Industrial Develop-ment Board director Don Alexander has returned from his annual trip to the International Council of Shopping Centers Conference in Atlanta and reports there was strong turnout and a positive atmosphere.

“Two years ago, the concern was that e-commerce was going to take over,” said Don. “Now there seems to be more of a commitment to retail. A lot of companies are opening up their own stores. Levi’s is opening all its own stores.”

Don said one recurring theme he heard at the conference was the push to have entertainment combined with a dining experience. This was made popular by the kids chain Chuck E. Cheese and has been expanded more recently with places like Dave & Buster’s and Top Golf.

“Probably the craziest thing I heard was Stumpy’s Hatchet House where you throw hatchets at wooden targets,” said Don. “To me this seems like it might be dangerous.”

Don said he didn’t emerge with any red hot leads of retail prospects eager to locate in our community, but the goal is to keep Warren County in the minds of market executives who makes those decisions.

“It’s definitely worthwhile to go,” said Don. “I can’t think of a place where we can get more exposure in a short time than there.”

The quest to

Recruit industry

Our local Industrial Development Board works hard to recruit industry, but it also has assistance from the Middle Tennessee Industrial Development Association.

During the IDB’s regular monthly meeting on Thursday, Kendrick Curtis gave a presentation to board members detailing the work of the Middle Tennessee Industrial Development Association. He is assistant executive director of that organization, which serves a 40-county area.
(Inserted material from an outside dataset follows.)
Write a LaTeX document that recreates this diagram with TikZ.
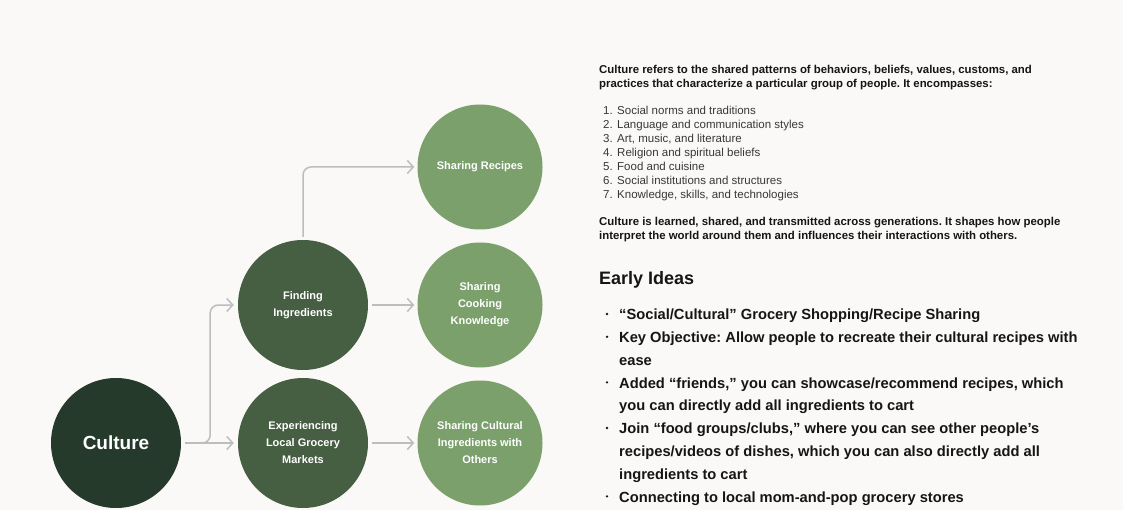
\documentclass[tikz,border=0pt]{standalone}
\usepackage{fontspec}
\setmainfont{Liberation Sans}
\usepackage{tikz}
\usetikzlibrary{arrows.meta}
\definecolor{paperbg}{HTML}{FAF9F7}
\definecolor{rootgreen}{HTML}{263A2B}
\definecolor{midgreen}{HTML}{465E42}
\definecolor{leafgreen}{HTML}{7BA06C}
\definecolor{linkgray}{HTML}{BDBDBD}
\definecolor{inkblack}{HTML}{151515}
\frenchspacing
\begin{document}
\begin{tikzpicture}[x=1pt,y=-1pt,
    bubble/.style={circle,inner sep=0pt,minimum size=130pt,text=white,align=center,
      font=\fontsize{11}{17}\selectfont\bfseries},
    rootbubble/.style={bubble,fill=rootgreen,font=\fontsize{19}{23}\selectfont\bfseries},
    midbubble/.style={bubble,fill=midgreen},
    leafbubble/.style={bubble,fill=leafgreen,minimum size=125pt},
    link/.style={draw=linkgray,line width=1.5pt,rounded corners=8pt,
      -{Straight Barb[length=6pt,width=13pt,line width=1.5pt]}},
    bodytext/.style={inner sep=0pt,align=left,text=inkblack},
    smalltext/.style={bodytext,text=inkblack!85,font=\fontsize{11.5}{14}\selectfont},
    boldtext/.style={bodytext,font=\fontsize{11.4}{14}\selectfont\bfseries},
    bigtext/.style={bodytext,font=\fontsize{14.7}{22.8}\selectfont\bfseries},
    dotmark/.style={circle,fill=inkblack,inner sep=0pt,minimum size=2.6pt}]
  \fill [paperbg] (0,0) rectangle (1123,510);
  \useasboundingbox (0,0) rectangle (1123,510);

  \node [rootbubble] (culture) at (116,443) {Culture};
  \node [midbubble] (finding) at (303,305) {Finding\\Ingredients};
  \node [midbubble] (exper) at (303,443) {Experiencing\\Local Grocery\\Markets};
  \node [leafbubble] (recipes) at (480,167) {Sharing Recipes};
  \node [leafbubble] (cooking) at (480,305) {Sharing\\Cooking\\Knowledge};
  \node [leafbubble] (sharecult) at (480,443) {Sharing Cultural\\Ingredients with\\Others};

  \draw [link,shorten <=4pt,shorten >=4pt] (culture.east) -- (exper.west);
  \draw [link,shorten <=4pt,shorten >=4pt] (culture.east) -- ++(29,0) |- (finding.west);
  \draw [link,shorten <=3pt,shorten >=3pt] (finding.north) |- (recipes.west);
  \draw [link,shorten <=4pt,shorten >=3pt] (finding.east) -- (cooking.west);
  \draw [link,shorten <=4pt,shorten >=3pt] (exper.east) -- (sharecult.west);

  \node [boldtext,anchor=north west] (intro) at (599,63.2) {\strut Culture refers to the shared patterns of behaviors, beliefs, values, customs, and\\practices that characterize a particular group of people. It encompasses:};
  \foreach \i/\t in {1/Social norms and traditions,2/Language and communication styles,
      3/{Art, music, and literature},4/Religion and spiritual beliefs,5/Food and cuisine,
      6/Social institutions and structures,7/{Knowledge, skills, and technologies}}
    \node [smalltext,anchor=base west] (item\i) at (603,{115+13.9*(\i-1)}) {\makebox[14pt][l]{\i.}\t};
  \node [boldtext,anchor=north west] (outro) at (599,216) {\strut Culture is learned, shared, and transmitted across generations. It shapes how people\\interpret the world around them and influences their interactions with others.};

  \node [bodytext,anchor=base west,font=\fontsize{18}{23}\selectfont\bfseries] (early) at (599,284) {Early Ideas};
  \node [bigtext,anchor=north west] (ideas) at (619,303.5) {\strut “Social/Cultural” Grocery Shopping/Recipe Sharing\\
    Key Objective: Allow people to recreate their cultural recipes with\\
    ease\\
    Added “friends,” you can showcase/recommend recipes, which\\
    you can directly add all ingredients to cart\\
    Join “food groups/clubs,” where you can see other people’s\\
    recipes/videos of dishes, which you can also directly add all\\
    ingredients to cart\\
    Connecting to local mom-and-pop grocery stores};
  \foreach \l in {1,2,4,6,9}
    \node [dotmark] (dot\l) at (607,{319.5+22.8*(\l-1)-5.5}) {};
\end{tikzpicture}
\end{document}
Curtis said almost exactly half of all prospect he deals with are looking for an available building. He said this is why spec buildings are so important and why they are snatched up so quickly.

“Most companies don’t have the luxury of spending months looking for a site and then building,” said Curtis.

He said TVA and the state department of economic development funnel many projects to appropriate areas, but local industrial boards like ours here in Warren County can also take the lead in the recruitment process. Self-promotion is the key.

“You can have the most ideal building, but you must have a way to present that building in an appropriate way,” said Curtis.

His organization can help with the presentation aspect. Curtis said when Warren County's new spec building is complete in an expected 180 days, his group can come in and take aerial photography of the area with a drone.

“It could take Google three to four years to get those images up,” said Curtis. “We could use drone photography and get it up quickly.”

Curtis applauded our local IDB for its recent purchase of 218 acres of land at the Coffee County line. This is a long-term project that won’t be ready for years, but having the property in IDB hands will make a huge impact, he said.

“I know a lot of communities that have done the looking part but they haven’t done the leaping part,” said Curtis. “You have done the leaping part and owning the property is a big first step.”


Rates released

The latest unemployment figures released Thursday by the state show Warren County unemployment has inched up to 4.5 percent for October, an increase of 0.7 percent from the month before.

Overall, the Tennessee unemployment rate for October was 3.4 percent. Nationally, the rate for October was 3.6 percent.

Unfortunately, unemployment is ticking higher in some Tennessee counties. In Perry County, the rate is up to 8 percent, an alarming rate considering how low unemployment has been for so long.